→ **Requirements**: Pull out every line with the word "this".

→ **Supplied records**:
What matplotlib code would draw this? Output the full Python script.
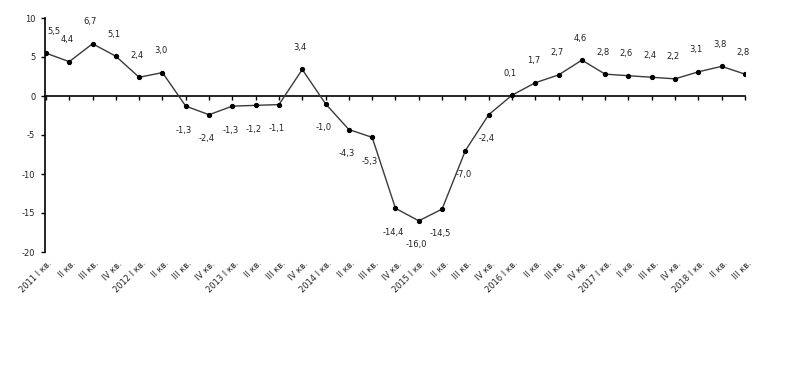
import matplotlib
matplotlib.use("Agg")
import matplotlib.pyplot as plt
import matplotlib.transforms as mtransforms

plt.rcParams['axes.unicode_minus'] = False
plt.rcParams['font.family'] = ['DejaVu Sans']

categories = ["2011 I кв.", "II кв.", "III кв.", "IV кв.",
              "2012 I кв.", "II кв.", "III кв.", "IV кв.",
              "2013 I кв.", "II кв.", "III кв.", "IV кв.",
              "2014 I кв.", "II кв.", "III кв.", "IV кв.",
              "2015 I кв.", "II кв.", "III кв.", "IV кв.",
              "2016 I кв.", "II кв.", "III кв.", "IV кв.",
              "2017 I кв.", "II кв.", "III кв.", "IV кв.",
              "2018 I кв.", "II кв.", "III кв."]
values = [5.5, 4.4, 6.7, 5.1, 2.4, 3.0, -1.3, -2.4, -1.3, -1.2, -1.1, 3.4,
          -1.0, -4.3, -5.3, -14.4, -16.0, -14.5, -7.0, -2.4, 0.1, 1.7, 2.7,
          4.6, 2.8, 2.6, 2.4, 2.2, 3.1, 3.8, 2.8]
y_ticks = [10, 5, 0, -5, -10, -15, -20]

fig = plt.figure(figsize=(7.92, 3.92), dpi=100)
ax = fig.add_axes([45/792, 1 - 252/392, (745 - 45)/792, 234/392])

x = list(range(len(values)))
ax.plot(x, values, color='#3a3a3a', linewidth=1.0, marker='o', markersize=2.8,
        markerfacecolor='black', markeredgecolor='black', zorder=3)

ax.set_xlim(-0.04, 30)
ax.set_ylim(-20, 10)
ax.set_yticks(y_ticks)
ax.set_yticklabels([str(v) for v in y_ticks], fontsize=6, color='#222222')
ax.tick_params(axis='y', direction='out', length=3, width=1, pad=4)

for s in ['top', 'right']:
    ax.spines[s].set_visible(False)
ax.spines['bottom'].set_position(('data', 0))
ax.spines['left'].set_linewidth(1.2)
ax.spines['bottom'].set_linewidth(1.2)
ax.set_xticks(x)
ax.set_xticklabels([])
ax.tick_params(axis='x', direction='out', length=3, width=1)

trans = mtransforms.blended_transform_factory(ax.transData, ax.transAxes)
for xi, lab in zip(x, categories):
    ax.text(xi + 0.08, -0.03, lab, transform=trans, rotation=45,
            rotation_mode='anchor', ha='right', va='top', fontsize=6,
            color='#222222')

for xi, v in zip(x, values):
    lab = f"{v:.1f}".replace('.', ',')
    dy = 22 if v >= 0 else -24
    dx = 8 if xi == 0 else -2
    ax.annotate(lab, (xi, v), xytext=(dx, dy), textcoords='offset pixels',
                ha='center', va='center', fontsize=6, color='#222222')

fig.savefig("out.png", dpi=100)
--
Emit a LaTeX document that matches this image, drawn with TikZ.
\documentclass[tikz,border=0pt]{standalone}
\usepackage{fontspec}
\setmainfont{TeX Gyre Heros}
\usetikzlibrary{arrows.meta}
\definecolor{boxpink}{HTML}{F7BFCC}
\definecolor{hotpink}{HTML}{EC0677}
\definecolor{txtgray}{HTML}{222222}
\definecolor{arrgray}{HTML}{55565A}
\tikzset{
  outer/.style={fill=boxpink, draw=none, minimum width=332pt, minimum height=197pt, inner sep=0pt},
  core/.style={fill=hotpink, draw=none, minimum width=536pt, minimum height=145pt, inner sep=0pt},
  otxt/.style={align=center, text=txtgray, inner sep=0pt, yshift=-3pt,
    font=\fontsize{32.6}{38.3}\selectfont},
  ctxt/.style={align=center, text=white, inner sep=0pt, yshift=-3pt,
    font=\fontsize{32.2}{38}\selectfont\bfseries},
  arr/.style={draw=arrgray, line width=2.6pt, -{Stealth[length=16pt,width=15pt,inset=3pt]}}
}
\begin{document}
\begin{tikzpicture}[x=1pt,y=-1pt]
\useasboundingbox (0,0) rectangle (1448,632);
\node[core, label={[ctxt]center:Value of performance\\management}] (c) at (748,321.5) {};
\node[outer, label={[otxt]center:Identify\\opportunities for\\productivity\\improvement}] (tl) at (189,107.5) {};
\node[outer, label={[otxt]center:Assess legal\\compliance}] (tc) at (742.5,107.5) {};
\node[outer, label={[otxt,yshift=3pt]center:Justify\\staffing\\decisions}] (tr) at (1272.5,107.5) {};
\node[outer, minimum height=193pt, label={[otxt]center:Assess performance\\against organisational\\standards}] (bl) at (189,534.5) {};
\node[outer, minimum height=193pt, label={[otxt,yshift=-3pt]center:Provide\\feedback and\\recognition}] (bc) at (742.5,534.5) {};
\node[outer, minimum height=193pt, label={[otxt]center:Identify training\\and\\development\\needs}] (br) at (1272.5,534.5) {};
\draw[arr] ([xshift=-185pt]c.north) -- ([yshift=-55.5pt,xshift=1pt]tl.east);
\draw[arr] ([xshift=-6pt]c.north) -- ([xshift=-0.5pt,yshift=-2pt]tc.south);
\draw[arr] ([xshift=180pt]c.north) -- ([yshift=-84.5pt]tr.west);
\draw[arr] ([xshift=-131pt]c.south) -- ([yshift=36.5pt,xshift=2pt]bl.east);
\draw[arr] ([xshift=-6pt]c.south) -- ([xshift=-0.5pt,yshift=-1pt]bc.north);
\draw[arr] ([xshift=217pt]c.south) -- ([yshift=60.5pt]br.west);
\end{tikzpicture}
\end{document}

→ **Written response**:
What matplotlib code would draw this? Output the full Python script.
Emit a LaTeX document that matches this image, drawn with TikZ.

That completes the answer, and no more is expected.